On the steps of the headquarters of the Supreme Court of Justice (TSJ), Ortega questioned an opinion of that court that authorized Maduro to convene the Constituent Assembly without prior consultation in a referendum.
For the prosecutor, this implies a regression in democracy and human rights.
In order to draft the current Magna Carta of 1999, the late president Hugo Chávez called a referendum, but now, said the prosecutor,
popular participation has been reduced to its minimum expression.”
The Venezuelan opposition believes the TSJ is an appendage of the government.
The prosecutor of chavista origins further assured that, according to the law, the president can have the initiative, but it is the people that convene a Constituent Assembly.
Analysts stressed that the request of the prosecutor to the Constitutional Chamber does not legally affect the progress of the process, but it has political weight.
She stated her opinion and places the problem in the debate, showing the divisions and differences in chavismo. It has no legal impact for now. But it is symbolic and this is all handled based on symbols and politics,”

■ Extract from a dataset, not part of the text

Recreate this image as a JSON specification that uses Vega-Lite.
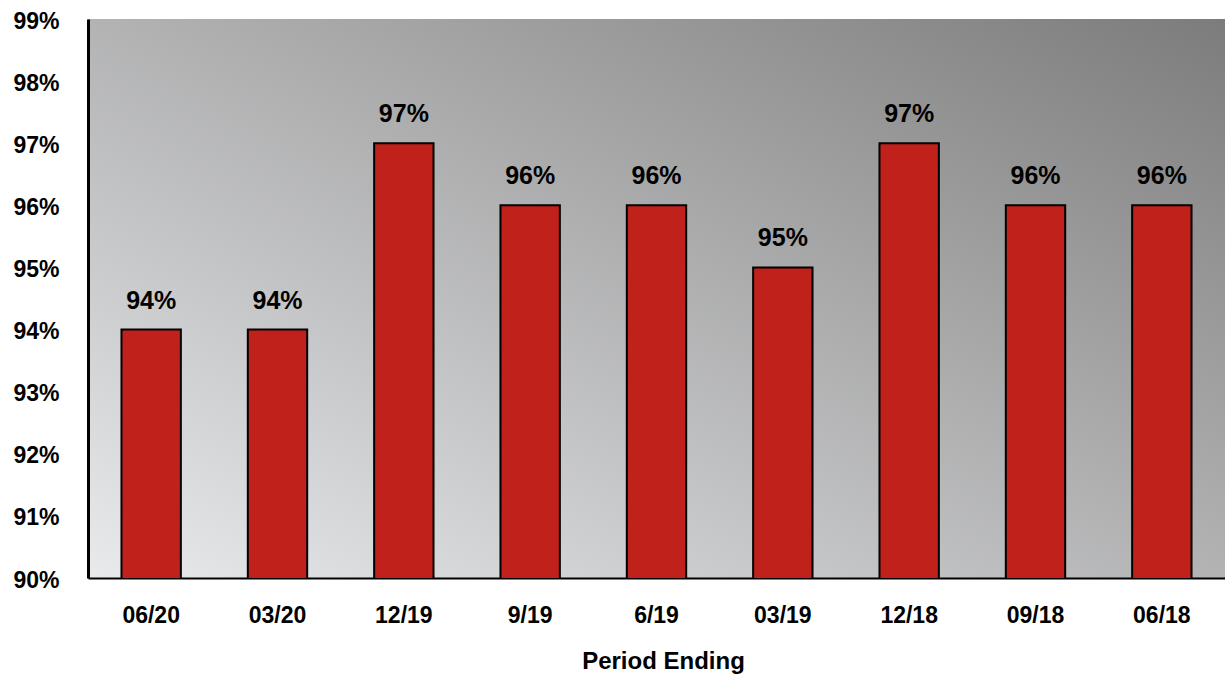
{
  "$schema": "https://vega.github.io/schema/vega-lite/v6.json",
  "width": 1137,
  "height": 559,
  "autosize": {"type": "none"},
  "padding": {"left": 88, "top": 19, "right": 0, "bottom": 99},
  "background": "white",
  "config": {
    "view": {
      "stroke": null,
      "fill": {
        "gradient": "linear",
        "x1": 0, "y1": 1, "x2": 1, "y2": 0,
        "stops": [
          {"offset": 0, "color": "#e9eaec"},
          {"offset": 1, "color": "#7c7c7c"}
        ]
      }
    },
    "font": "Liberation Sans",
    "axis": {
      "grid": false,
      "ticks": false,
      "domainColor": "#000000",
      "labelFont": "Liberation Sans",
      "labelFontWeight": "bold",
      "labelFontSize": 23,
      "labelColor": "#000000",
      "titleFont": "Liberation Sans",
      "titleFontWeight": "bold",
      "titleFontSize": 24,
      "titleColor": "#000000"
    }
  },
  "data": {
    "values": [
      {"period": "06/20", "value": 94, "label": "94%"},
      {"period": "03/20", "value": 94, "label": "94%"},
      {"period": "12/19", "value": 97, "label": "97%"},
      {"period": "9/19", "value": 96, "label": "96%"},
      {"period": "6/19", "value": 96, "label": "96%"},
      {"period": "03/19", "value": 95, "label": "95%"},
      {"period": "12/18", "value": 97, "label": "97%"},
      {"period": "09/18", "value": 96, "label": "96%"},
      {"period": "06/18", "value": 96, "label": "96%"}
    ]
  },
  "encoding": {
    "x": {
      "field": "period",
      "type": "nominal",
      "sort": null,
      "scale": {"paddingInner": 0.53, "paddingOuter": 0.265},
      "axis": {
        "title": "Period Ending",
        "labelAngle": 0,
        "labelPadding": 26,
        "titlePadding": 22,
        "titleX": 575,
        "titleAlign": "center",
        "domainWidth": 2
      }
    },
    "y": {
      "field": "value",
      "type": "quantitative",
      "scale": {"domain": [90, 99], "nice": false, "zero": false},
      "axis": {
        "title": null,
        "values": [90, 91, 92, 93, 94, 95, 96, 97, 98, 99],
        "labelExpr": "datum.value + '%'",
        "labelPadding": 29,
        "domainWidth": 3,
        "labelBaseline": "middle",
        "labelOffset": 2
      }
    }
  },
  "layer": [
    {
      "mark": {"type": "bar", "color": "#c0211a", "stroke": "#000000", "strokeWidth": 2, "clip": true}
    },
    {
      "mark": {
        "type": "text",
        "baseline": "alphabetic",
        "dy": -21,
        "fontSize": 25,
        "fontWeight": "bold",
        "font": "Liberation Sans",
        "color": "#000000"
      },
      "encoding": {
        "text": {"field": "label", "type": "nominal"}
      }
    }
  ]
}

said analyst Luis Vicente León.
Two weeks ago, Ortega had already questioned the call to the Constituent Assembly, according to a letter leaked to the press, estimating that it will accelerate the crisis amid opposition protests that have cost the lives of 60 people in two months.
Ortega widened the open crack after denouncing a constitutional rupture due to the sentences with which the TSJ temporarily adjudicated the powers of Parliament, the only power controlled by the opposition.
Internally, it overthrows the revolutionary discourse, the chavista flags of democracy, because without a doubt the TSJ ruling ends the leading role of the people in democracy and regressively interprets the Constitution,”
said the constitutionalist Juan Manuel Raffalli.
The voices of chavistas who question the Constituent Assembly have been growing. Two magistrates, former legislator Gabriela Ramírez and other ex-officials, have also expressed objections.
On the other hand, governmental leaders such as Diosdado Cabello keep throwing darts at the prosecution, stating Ortega is part of the conspiracy and a traitor.